Daba gusto, la otra noche, en una terraza asomada sobre el borde de un promontorio
en la ladera de Collserola, contemplar despacio, con Barcelona allí debajo que
parecía que estuviera a los pies, todo lo que a la vista se ofrecía, en esa
hora en que el mundo se serena y el ruidoso trajín de la vida se va poco a poco
apaciguando: la parte alta de la ciudad sumida en las sombras, el Eixample y
los barrios del centro como recogidos en sí mismos, las luces del puerto
dejando apenas entrever la línea oscura del mar, los destellos rojos en la
punta de los edificios más altos, los contornos iluminados en azul de otros, la
silueta de Montjuïc recortándose contra un horizonte difuminado, el resplandor
lejano del aeropuerto y, en el cielo, el centelleo de los aviones...
No podíamos dejar de observarlos, la precisión matemática con que se
presentaban, en intervalos regulares de dos minutos exactos, y todos siguiendo
la misma ruta, de norte a sur, como si procedieran del mismo sitio, de Francia
y el norte de Europa, y vinieran ya por el cielo en fila, primero un punto
brillante en la oscuridad, luego ya perfilándose un poco y acercándose cada vez
más deprisa en la estela del anterior, al tiempo que iban descendiendo progresivamente
como si fueran luciérnagas celestes que se deslizaran con suavidad por un hilo
invisible prendido de las paredes de la atmósfera hasta diluirse en la
fulguración remota de las pistas de aterrizaje.

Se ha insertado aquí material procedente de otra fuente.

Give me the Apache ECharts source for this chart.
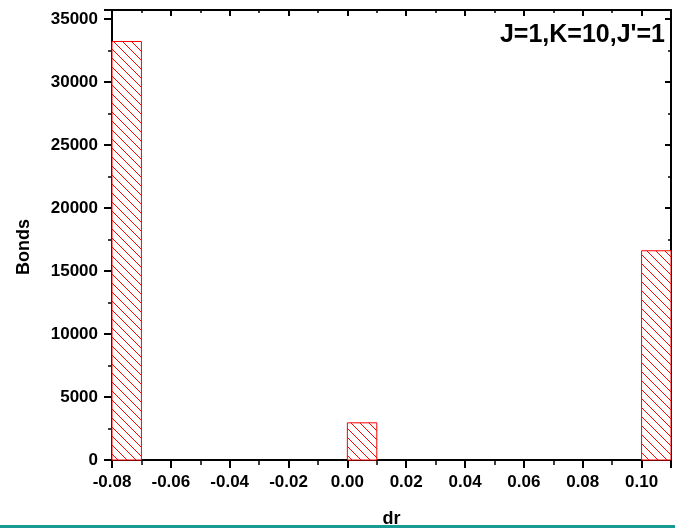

Así un buen rato, extrañándonos de que no hubiera más ruta que aquella,
la que provenía invariablemente del norte, cuando, de repente, empezaron a
aparecer por detrás y a pasar justo por encima de la terraza, ahora la ruta
había cambiado y, con el mismo intervalo regular, llegaban todos del oeste, de
Galicia y las Américas se nos ocurrió decir, trazaban una parábola encima del
mar y, desviándose ligeramente un momento hacia el sur, giraban enseguida de
nuevo y se situaban de cara al aeropuerto, también en riguroso orden como los
del principio, solo que estos, al encontrarse más lejos, daban la impresión de
estar allí un rato suspendidos en el aire, igual que si estuviesen parados, en
espera de la señal para aterrizar.
Todo programado, por los controladores aéreos desde sus torres o por
quien fuera, todo medido y cronometrado y vigilado, todo sujeto a un orden
estricto, todo bajo la supervisión inflexible de máquinas y de personas,
personas que manejan máquinas y máquinas que dan órdenes a personas, todo
coordinado y regulado, todo sistematizado y ajustado a unos horarios, a unas
pautas, a unos mecanismos, a unas instrucciones, a unos procedimientos, a unos
códigos, a unas claves, a unas contraseñas, a unos cálculos, a unas inercias, a
unas rutinas...
A uno le dio entonces por pensar en los viajeros, no solo en los de
aquellos aviones sino en todos los que un día u otro, en nuestras casas, cuando
llega la hora de los preparativos -y mucho antes, porque en ocasiones estos
duran tanto o más que el propio viaje, y pueden llegar incluso a reportarnos
tanta emoción, por lo que tienen de disfrute anticipado y por el mismo afán
ilusionado que ponemos en ellos-, con qué firme aplicación trazamos planes,
configuramos trayectos, calculamos tiempos..., en fin, todos esos menudos
pormenores sobre los que, no nos cabe la menor duda, tenemos poder de decisión.